Après l’attaque de ses positions dans la forêt de Sama, il aurait fui vers la Guinée. En juin, il aurait été signalé en Sierra Leone. Son bras droit, Amadou Niangadou (qui est aussi son gendre), a été arrêté en Côte d’Ivoire après la bataille de la forêt de Sama, et transféré au Mali le 19 août. Ce jeune homme de 25 ans, surnommé Djogormé, aurait participé à l’attaque de Konna avec les hommes de la katiba Al-Forkane (Aqmi).

Un autre des lieutenants de Keïta, Mohamed S., est un Peul originaire de Sikasso dont les parents sont installés dans le nord de la Côte d’Ivoire, à Tengréla. Cet homme de 42 ans, surnommé Tiembal, a été arrêté le 1er août à Sévaré. En mai, il se serait rendu à Abidjan, à la demande de Keïta, pour acheter à un Ivoirien d’origine malienne six pistolets mitrailleurs, pour une valeur de 1 million de F CFA (environ 1 500 euros).

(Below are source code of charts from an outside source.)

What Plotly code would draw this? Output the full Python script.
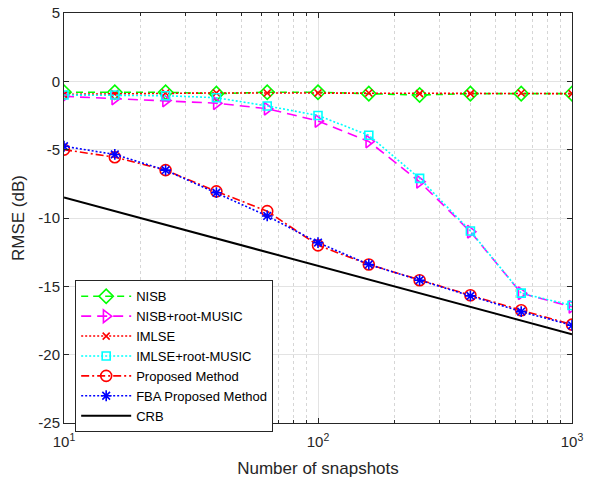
import plotly.graph_objects as go

snapshots = [10, 15.85, 25.12, 39.81, 63.1, 100, 158.5, 251.2, 398.1, 631, 1000]

nisb = [-0.8, -0.8, -0.8, -0.9, -0.8, -0.8, -0.9, -1.0, -0.9, -0.9, -0.9]
nisb_music = [-1.1, -1.25, -1.4, -1.6, -2.0, -2.9, -4.4, -7.35, -11.0, -15.5, -16.5]
imlse = [-0.95, -0.9, -0.85, -0.85, -0.85, -0.85, -0.85, -0.9, -0.9, -0.85, -0.9]
imlse_music = [-1.0, -1.0, -1.05, -1.2, -1.8, -2.5, -3.95, -7.1, -10.95, -15.5, -16.4]
proposed = [-5.0, -5.55, -6.5, -8.05, -9.5, -12.0, -13.4, -14.55, -15.65, -16.75, -17.8]
fba = [-4.75, -5.35, -6.5, -8.15, -9.85, -11.8, -13.4, -14.55, -15.7, -16.85, -17.85]
crb = [-8.5, -9.5, -10.5, -11.5, -12.5, -13.5, -14.5, -15.5, -16.5, -17.5, -18.5]

x_ticks = [10, 100, 1000]
x_tick_text = ["10<sup>1</sup>", "10<sup>2</sup>", "10<sup>3</sup>"]
x_minor = [20, 30, 40, 50, 60, 70, 80, 90, 200, 300, 400, 500, 600, 700, 800, 900]
y_ticks = [5, 0, -5, -10, -15, -20, -25]
y_tick_text = ["5", "0", "-5", "-10", "-15", "-20", "-25"]

FONT = "Liberation Sans, Arial, Helvetica"
TXT = "#262626"

fig = go.Figure()

def add(name, y, color, dash, symbol, size=9, width=1.6):
    fig.add_trace(go.Scatter(
        x=snapshots, y=y, name=name,
        mode="lines+markers" if symbol else "lines",
        line=dict(color=color, dash=dash, width=width),
        marker=dict(symbol=symbol, size=size, color=color,
                    line=dict(color=color, width=1.6)) if symbol else None,
    ))

add("NISB", nisb, "#00ff00", "7px,5px", "diamond-open", 11)
add("NISB+root-MUSIC", nisb_music, "#ff00ff", "10px,6px", "triangle-right-open", 11)
add("IMLSE", imlse, "#ff0000", "2px,2px", "x-thin-open", 7)
add("IMLSE+root-MUSIC", imlse_music, "#00ffff", "2px,2px", "square-open", 8)
add("Proposed Method", proposed, "#ff0000", "8px,3px,2px,3px", "circle-open", 11)
add("FBA Proposed Method", fba, "#0000ff", "2px,2px", "asterisk-open", 9)
add("CRB", crb, "#000000", "solid", None, width=2)

axis_common = dict(
    showline=True, linecolor=TXT, linewidth=1, mirror="ticks",
    ticks="inside", ticklen=5, tickcolor=TXT,
    tickfont=dict(family=FONT, size=15, color=TXT),
    zeroline=False, gridcolor="#e3e3e3", gridwidth=1, automargin=False,
)

fig.update_xaxes(
    type="log", range=[1, 3], tickmode="array", tickvals=x_ticks, ticktext=x_tick_text,
    ticklabelstandoff=5,
    title=dict(text="Number of snapshots", font=dict(family=FONT, size=17, color=TXT), standoff=13),
    minor=dict(tickmode="array", tickvals=x_minor, ticks="inside", ticklen=3, tickcolor=TXT,
               showgrid=True, gridcolor="#d6d6d6", griddash="dot", gridwidth=1),
    **axis_common,
)
fig.update_yaxes(
    range=[-25, 5], tickmode="array", tickvals=y_ticks, ticktext=y_tick_text,
    title=dict(text="RMSE (dB)", font=dict(family=FONT, size=17, color=TXT), standoff=9),
    **axis_common,
)

fig.update_layout(
    width=597, height=478,
    margin=dict(l=64, r=25, t=13, b=55),
    plot_bgcolor="white", paper_bgcolor="white",
    legend=dict(x=0.022, y=0.348, xanchor="left", yanchor="top",
                bgcolor="white", bordercolor=TXT, borderwidth=1,
                font=dict(family=FONT, size=13, color="#000000"),
                tracegroupgap=0, itemwidth=50),
    showlegend=True,
)

fig.write_html("out.html")
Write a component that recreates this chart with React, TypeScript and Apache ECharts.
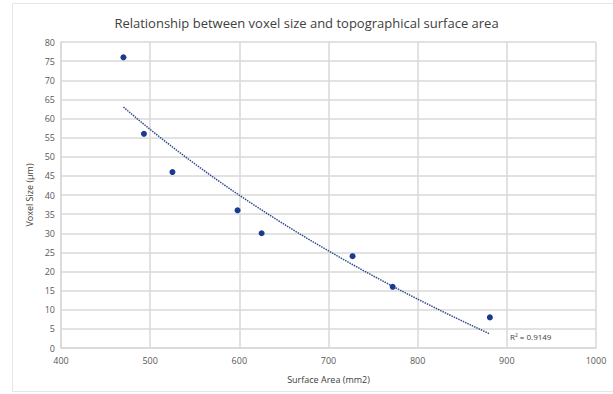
import React, { useEffect, useRef } from "react";
import * as echarts from "echarts";

const surfaceArea = [470, 493, 525, 598, 625, 727, 772, 881];
const voxelSize = [76, 56, 46, 36, 30, 24, 16, 8];
const xTicks = [400, 1000, 100];
const yTicks = [0, 80, 5];
const r2Label = "R² = 0.9149";

function logFit(xs: number[], ys: number[]) {
  const lx = xs.map((v) => Math.log(v));
  const n = xs.length;
  const mx = lx.reduce((a, b) => a + b, 0) / n;
  const my = ys.reduce((a, b) => a + b, 0) / n;
  let sxy = 0, sxx = 0;
  for (let i = 0; i < n; i++) {
    sxy += (lx[i] - mx) * (ys[i] - my);
    sxx += (lx[i] - mx) ** 2;
  }
  const a = sxy / sxx;
  const b = my - a * mx;
  return { a, b };
}

export default function App() {
  const ref = useRef<HTMLDivElement>(null);
  useEffect(() => {
    if (!ref.current) return;
    const chart = echarts.init(ref.current, null, { renderer: "svg" });
    const fit = logFit(surfaceArea, voxelSize);
    const xmin = Math.min(...surfaceArea);
    const xmax = Math.max(...surfaceArea);
    const trend: number[][] = [];
    const steps = 60;
    for (let i = 0; i <= steps; i++) {
      const x = xmin + ((xmax - xmin) * i) / steps;
      trend.push([x, fit.a * Math.log(x) + fit.b]);
    }
    const font = "'Open Sans', 'Liberation Sans', sans-serif";
    chart.setOption({
      animation: false,
      backgroundColor: "#ffffff",
      title: {
        text: "Relationship between voxel size and topographical surface area",
        left: "center",
        top: 11,
        textStyle: { fontFamily: font, fontSize: 13, fontWeight: "normal", color: "#404040" },
      },
      grid: { left: 61, right: 17, top: 42, bottom: 46 },
      xAxis: {
        type: "value",
        min: xTicks[0],
        max: xTicks[1],
        interval: xTicks[2],
        name: "Surface Area (mm2)",
        nameLocation: "middle",
        nameGap: 27,
        nameTextStyle: { fontFamily: font, fontSize: 9, color: "#404040" },
        axisLine: { show: true, lineStyle: { color: "#d9d9d9", width: 1.5 } },
        axisTick: { show: false },
        axisLabel: {
          fontFamily: font,
          fontSize: 9,
          color: "#595959",
          margin: 8,
          formatter: (v: number) => String(v),
        },
        splitLine: { show: true, lineStyle: { color: "#d9d9d9", width: 1.5 } },
      },
      yAxis: {
        type: "value",
        min: yTicks[0],
        max: yTicks[1],
        interval: yTicks[2],
        name: "Voxel Size (µm)",
        nameLocation: "middle",
        nameRotate: 90,
        nameGap: 21,
        nameTextStyle: { fontFamily: font, fontSize: 9, color: "#404040" },
        axisLine: { show: true, lineStyle: { color: "#d9d9d9", width: 1.5 } },
        axisTick: { show: false },
        axisLabel: { fontFamily: font, fontSize: 9, color: "#595959", margin: 6 },
        splitLine: { show: true, lineStyle: { color: "#d9d9d9", width: 1.5 } },
      },
      series: [
        {
          type: "scatter",
          data: surfaceArea.map((x, i) => [x, voxelSize[i]]),
          symbol: "circle",
          symbolSize: 6,
          itemStyle: { color: "#1a3a8f", opacity: 1 },
          z: 3,
        },
        {
          type: "line",
          data: trend,
          showSymbol: false,
          smooth: false,
          lineStyle: { color: "#2f4a8a", width: 1.5, type: [1.5, 1] },
          z: 2,
        },
      ],
      graphic: [
        {
          type: "rect",
          shape: { x: 12.5, y: 3.5, width: 620, height: 388 },
          style: { fill: "none", stroke: "#e6e6e6", lineWidth: 1 },
          silent: true,
        },
        {
          type: "text",
          x: 510,
          y: 332,
          style: {
            text: r2Label,
            font: "8px " + font,
            fill: "#404040",
          },
        },
      ],
    });
    return () => chart.dispose();
  }, []);
  return (
    <div
      ref={ref}
      style={{ position: "absolute", left: 0, top: 0, width: 613, height: 394 }}
    />
  );
}
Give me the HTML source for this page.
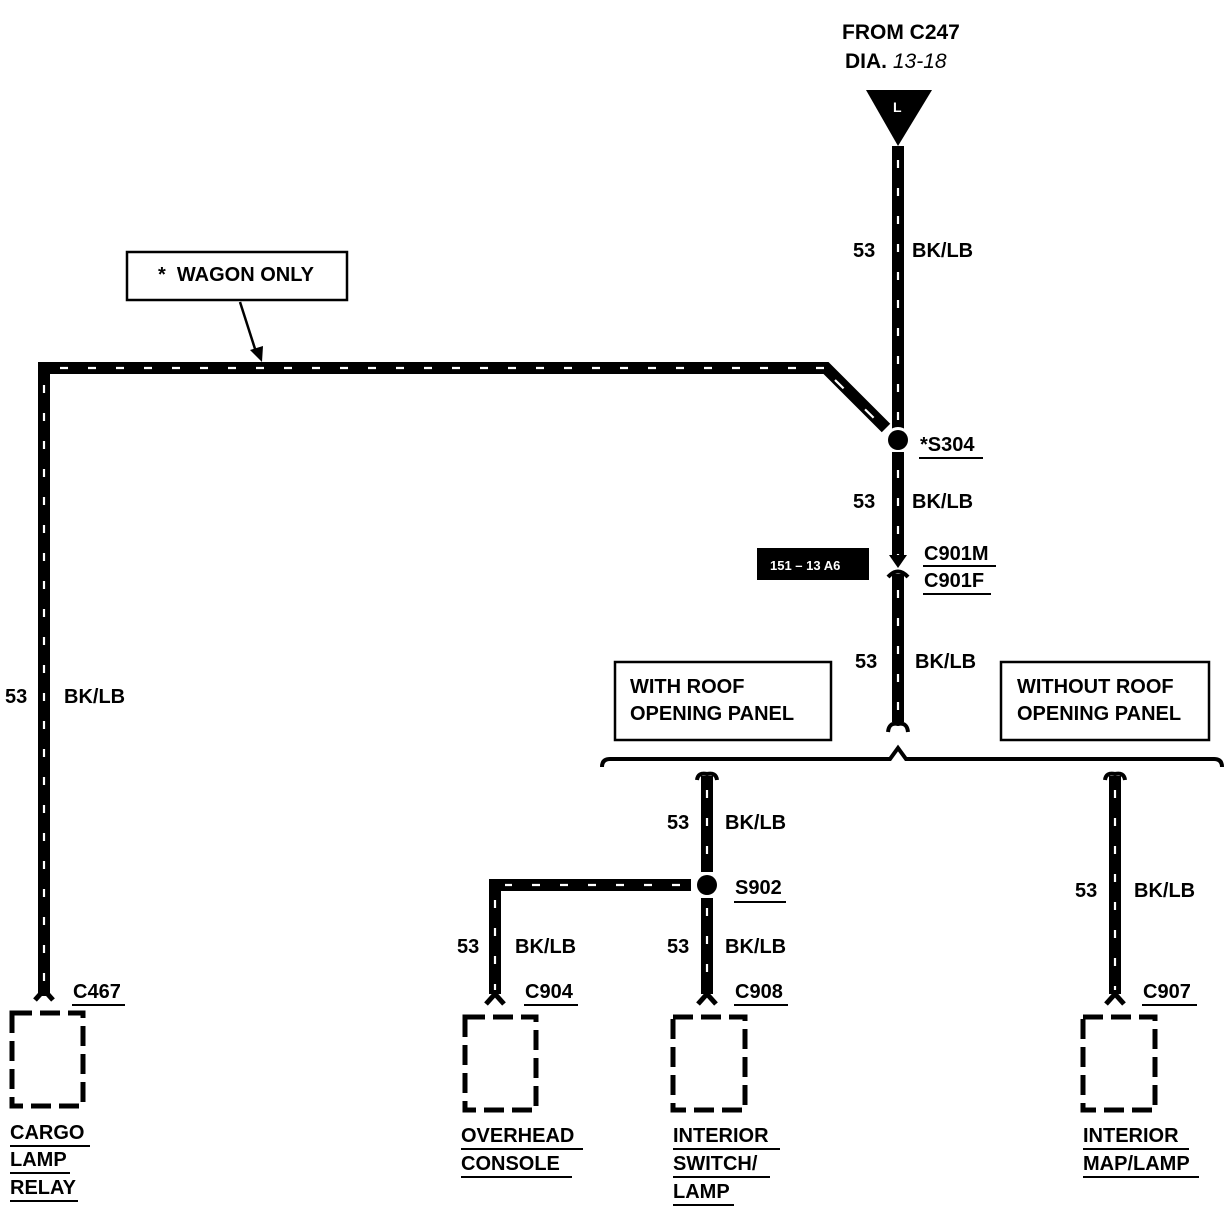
<!DOCTYPE html>
<html><head><meta charset="utf-8"><style>
html,body{margin:0;padding:0;background:#fff}
svg{display:block}
text{font-family:"Liberation Sans",Arial,sans-serif;font-weight:bold;fill:#000}
.w{stroke:#000;stroke-width:12;fill:none}
.d{stroke:#fff;stroke-width:2.2;fill:none;stroke-dasharray:8 20}
.b{stroke:#000;stroke-width:5;fill:none;stroke-dasharray:20 8}
.u{stroke:#000;stroke-width:2}
</style></head><body>
<svg width="1230" height="1216" viewBox="0 0 1230 1216">
<text x="842" y="39" font-size="21">FROM C247</text>
<text x="845" y="68" font-size="21">DIA. <tspan font-style="italic" font-weight="normal">13-18</tspan></text>
<polygon points="866,90 932,90 898,146" fill="#000"/>
<text x="893" y="112" font-size="14" style="fill:#fff">L</text>

<path class="w" d="M898,146 V430"/>
<path class="d" d="M898,160 V430"/>
<text x="853" y="257" font-size="20">53</text>
<text x="912" y="257" font-size="20">BK/LB</text>

<path class="w" d="M44,996 V368 H826 L886,428"/>
<path class="d" d="M60,368 H826"/>
<path class="d" d="M44,385 V990"/>
<path class="d" d="M835,380 L880,424" style="stroke-dasharray:12 30"/>
<text x="5" y="703" font-size="20">53</text>
<text x="64" y="703" font-size="20">BK/LB</text>

<rect x="127" y="252" width="220" height="48" fill="#fff" stroke="#000" stroke-width="2.5"/>
<text x="158" y="281" font-size="20">*&#160;&#160;WAGON ONLY</text>
<path d="M240,302 L256,352" stroke="#000" stroke-width="2.5"/>
<polygon points="250,350 262,362 263,346" fill="#000"/>

<circle cx="898" cy="440" r="13" fill="#fff"/>
<circle cx="898" cy="440" r="10" fill="#000"/>
<text x="920" y="451" font-size="20">*S304</text>
<line class="u" x1="919" y1="458" x2="983" y2="458"/>

<path class="w" d="M898,452 V558"/>
<path class="d" d="M898,470 V558"/>
<polygon points="889,555 907,555 898,568" fill="#000"/>
<text x="853" y="508" font-size="20">53</text>
<text x="912" y="508" font-size="20">BK/LB</text>
<rect x="757" y="548" width="112" height="32" fill="#000"/>
<text x="770" y="570" font-size="13" style="fill:#fff">151 – 13 A6</text>
<text x="924" y="560" font-size="20">C901M</text>
<line class="u" x1="923" y1="566" x2="996" y2="566"/>
<text x="924" y="587" font-size="20">C901F</text>
<line class="u" x1="923" y1="594" x2="991" y2="594"/>
<path d="M888,577 Q898,566 908,577" stroke="#000" stroke-width="4" fill="none"/>
<path class="w" d="M898,574 V722"/>
<path class="d" d="M898,590 V720"/>
<path d="M888,732 Q889,722 898,724 Q907,722 908,732" stroke="#000" stroke-width="4" fill="none"/>
<text x="855" y="668" font-size="20">53</text>
<text x="915" y="668" font-size="20">BK/LB</text>

<rect x="615" y="662" width="216" height="78" fill="#fff" stroke="#000" stroke-width="2.5"/>
<text x="630" y="693" font-size="20">WITH ROOF</text>
<text x="630" y="720" font-size="20">OPENING PANEL</text>
<rect x="1001" y="662" width="208" height="78" fill="#fff" stroke="#000" stroke-width="2.5"/>
<text x="1017" y="693" font-size="20">WITHOUT ROOF</text>
<text x="1017" y="720" font-size="20">OPENING PANEL</text>

<path d="M602,767 Q602,759 610,759 H890 L898,748 L906,759 H1214 Q1222,759 1222,767" stroke="#000" stroke-width="4" fill="none"/>

<path d="M697,780 Q698,772 707,774 Q716,772 717,780" stroke="#000" stroke-width="4" fill="none"/>
<path class="w" d="M707,776 V872"/>
<path class="d" d="M707,790 V868"/>
<text x="667" y="829" font-size="20">53</text>
<text x="725" y="829" font-size="20">BK/LB</text>
<circle cx="707" cy="885" r="10" fill="#000"/>
<text x="735" y="894" font-size="20">S902</text>
<line class="u" x1="734" y1="902" x2="786" y2="902"/>
<path class="w" d="M691,885 H495 V994"/>
<path class="d" d="M680,885 H505"/>
<path class="d" d="M495,900 V990"/>
<path class="w" d="M707,898 V994"/>
<path class="d" d="M707,908 V990"/>
<text x="457" y="953" font-size="20">53</text>
<text x="515" y="953" font-size="20">BK/LB</text>
<text x="667" y="953" font-size="20">53</text>
<text x="725" y="953" font-size="20">BK/LB</text>

<path d="M1105,780 Q1106,772 1115,774 Q1124,772 1125,780" stroke="#000" stroke-width="4" fill="none"/>
<path class="w" d="M1115,776 V994"/>
<path class="d" d="M1115,790 V990"/>
<text x="1075" y="897" font-size="20">53</text>
<text x="1134" y="897" font-size="20">BK/LB</text>

<g stroke="#000" stroke-width="5" fill="none">
<path d="M35,1000 Q44,990 44,990 Q44,990 53,1000"/>
<path d="M486,1004 Q495,994 495,994 Q495,994 504,1004"/>
<path d="M698,1004 Q707,994 707,994 Q707,994 716,1004"/>
<path d="M1106,1004 Q1115,994 1115,994 Q1115,994 1124,1004"/>
</g>

<text x="73" y="998" font-size="20">C467</text><line class="u" x1="72" y1="1005" x2="125" y2="1005"/>
<text x="525" y="998" font-size="20">C904</text><line class="u" x1="524" y1="1005" x2="578" y2="1005"/>
<text x="735" y="998" font-size="20">C908</text><line class="u" x1="734" y1="1005" x2="788" y2="1005"/>
<text x="1143" y="998" font-size="20">C907</text><line class="u" x1="1142" y1="1005" x2="1197" y2="1005"/>

<rect class="b" x="12" y="1013" width="71" height="93"/>
<rect class="b" x="465" y="1017" width="71" height="93"/>
<rect class="b" x="673" y="1017" width="72" height="93"/>
<rect class="b" x="1083" y="1017" width="72" height="93"/>

<text x="10" y="1139" font-size="20">CARGO</text><line class="u" x1="10" y1="1146" x2="90" y2="1146"/>
<text x="10" y="1166" font-size="20">LAMP</text><line class="u" x1="10" y1="1173" x2="70" y2="1173"/>
<text x="10" y="1194" font-size="20">RELAY</text><line class="u" x1="10" y1="1201" x2="78" y2="1201"/>
<text x="461" y="1142" font-size="20">OVERHEAD</text><line class="u" x1="461" y1="1149" x2="583" y2="1149"/>
<text x="461" y="1170" font-size="20">CONSOLE</text><line class="u" x1="461" y1="1177" x2="572" y2="1177"/>
<text x="673" y="1142" font-size="20">INTERIOR</text><line class="u" x1="673" y1="1149" x2="780" y2="1149"/>
<text x="673" y="1170" font-size="20">SWITCH/</text><line class="u" x1="673" y1="1177" x2="770" y2="1177"/>
<text x="673" y="1198" font-size="20">LAMP</text><line class="u" x1="673" y1="1205" x2="734" y2="1205"/>
<text x="1083" y="1142" font-size="20">INTERIOR</text><line class="u" x1="1083" y1="1149" x2="1189" y2="1149"/>
<text x="1083" y="1170" font-size="20">MAP/LAMP</text><line class="u" x1="1083" y1="1177" x2="1199" y2="1177"/>
</svg>
</body></html>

Parmi les autres membres de cette katiba, arrêtés ou en fuite, on trouve des Ivoiriens, des Burkinabè, des Maliens du Sud. Ainsi, c’est Sékou T., un Ivoirien de 30 ans, qui aurait planifié l’attaque déjouée contre un club nautique à Bamako. Selon une source sécuritaire ouest-africaine, ces informations ont causé l’émoi dans les pays concernés. « Nous sentions monter la menace depuis quelques années. Aujourd’hui, elle est à nos portes », constate un militaire burkinabé. En octobre, trois gendarmes ont été tués dans l’ouest du Burkina, au cours de ce qui est considéré comme la première attaque d’un groupe jihadiste dans ce pays.

AU NORD, DES GROUPES AMOINDRIS … MAIS TOUJOURS MENAÇANTS

Selon le document des services de renseignements maliens dont J.A. a obtenu une copie, Al-Mourabitoune, le groupe né de la fusion en août 2013 de la katiba Al-Moulathamine (les « Signataires par le sang ») et du Mouvement pour l’unicité et le jihad en Afrique de l’Ouest (Mujao), serait « déstructuré ». « Sa chaîne de commandement a été brisée, plusieurs cadres ont été éliminés, et d’autres [sont] retranchés de façon pérenne en Libye. » En outre, « Al-Mourabitoune apparaît aujourd’hui divisé » entre d’un côté les combattants évoluant en Libye sous les ordres de Mokhtar Belmokhtar, et de l’autre une partie de sa branche malienne dirigée par Adnan Abou Walid al-Sahraoui. Ce dernier a prêté allégeance à l’EI en mai. Mais quelques semaines plus tard, Belmokhtar réitérait depuis la Libye, où il s’est retranché depuis deux ans, son allégeance à Al-Qaïda.

Aqmi, un des deux autres groupes qui sévissent dans l’extrême Nord, a perdu plusieurs de ses cadres et la plupart de ses caches ont été découvertes. L’organisation n’évolue plus qu’aux confins du Sahara, sous les ordres de l’Algérien Yahia Abou el-Hammam, l’émir du « Grand Sahara ». Selon la note de la DGSE malienne, « son effectif total est estimé à 200 combattants, répartis entre trois katibas ». La première, Tarik Ibn Ziyad, est commandée par un Algérien, Shouaib Abou Abdallah. Elle est basée au nord-est de Kidal. La deuxième, Al-Forkane, qui opère au nord-ouest de Tombouctou, est dirigée par un Mauritanien, Talha al-Libi. Quant à la troisième, Al-Ansar, elle a été « absorbée » par Ansar Eddine.

Mais ces groupes « s’organisent » et « s’adaptent » : ils restent dispersés, changent constamment de position, ne se déplacent plus qu’à moto ou à dos de chameau, n’utilisent que des messagers humains (plus de téléphone) et peuvent toujours mener des opérations kamikazes à Bamako ou ailleurs. L’attaque de l’hôtel Radisson le 20 novembre dans la capitale malienne, a été revendiquée par les deux groupes. Al-Mourabitoune, composé en majorité de combattants peuls (maliens ou nigériens), paraît notamment « déterminé à frapper le Niger ».